Resultado dúplice. As decisões proferidas em ação direta de inconstitucionalidade e em ação declaratória de constitucionalidade possuem o denominado efeito dúplice. Como consta do art. 24 da Lei n. 9.868/99: “proclamada a constitucionalidade, julgar-se-á improcedente a ação direta ou procedente eventual ação declaratória; e, proclamada a inconstitucionalidade, julgar-se-á procedente a ação direta ou improcedente eventual ação declaratória”. A decisão do Supremo Tribunal Federal proferida nessas modalidades de ação, quer julgadas procedentes ou improcedentes, sempre produzirá os efeitos acima mencionados.

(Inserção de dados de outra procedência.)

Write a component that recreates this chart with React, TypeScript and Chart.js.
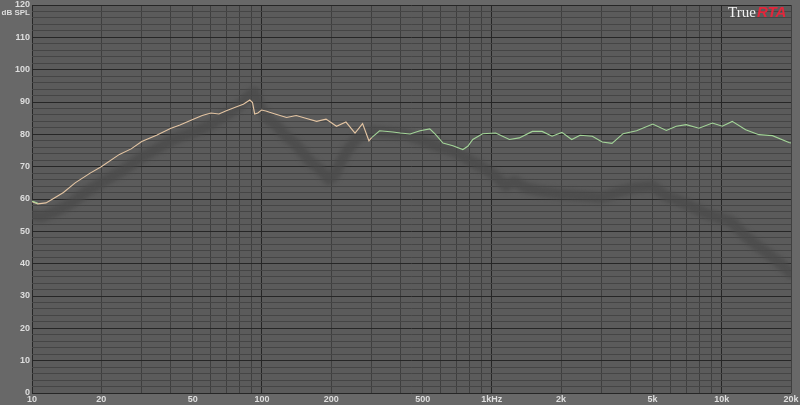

26    INCONSTITUCIONALIDADE PROGRESSIVA OU LEI AINDA CONSTITUCIONAL

O Supremo Tribunal Federal, inspirado na jurisprudência alemã, tem adotado, em certos casos, uma nova técnica de decisão, que consiste em um processo gradual de declaração da inconstitucionalidade de uma lei, aguardando uma superveniente mudança de fatos. Em recurso extraordinário que se discutia a legitimidade do Ministério Público para a propositura da ação civil ex delicto (Código de Processo Penal, art. 68), decidiu-se pela recepção do dispositivo pela nova ordem constitucional enquanto as Defensorias Públicas não estiverem devidamente estruturadas em cada Estado (RE 135.328-7/SP, Rel. Min. Marco Aurélio). No julgamento do HC 70.514/RS, a Suprema Corte entendeu não reconhecer a inconstitucionalidade
de dispositivo de lei que confere prazo em dobro, para recurso, às Defensorias Públicas, até que sua organização, nos Estados, alcance   o nível do respectivo Ministério Público, que é a parte adversa,
como órgão de acusação, no processo da ação penal pública (Rel. Min. Sydney Sanches).

27    DESCUMPRIMENTO DE NORMAS INCONSTITUCIONAIS

O descumprimento de uma norma inconstitucional não ofende a ordem jurídica. De acordo com o entendimento doutrinário dominante, uma lei inconstitucional é absolutamente nula, não produzindo nenhum efeito jurídico, não sendo imperativa. Dessa forma, o Poder Executivo,
assim como os demais poderes, não são obrigados a cumprir lei que entendem como manifestamente ofensiva à Constituição. Contudo, ante a gravidade da medida, essa providência deverá ser determinada pelo Chefe do Poder, que deverá também providenciar a medida adequada para a declaração da inconstitucionalidade da norma que ofenda a Lei Maior.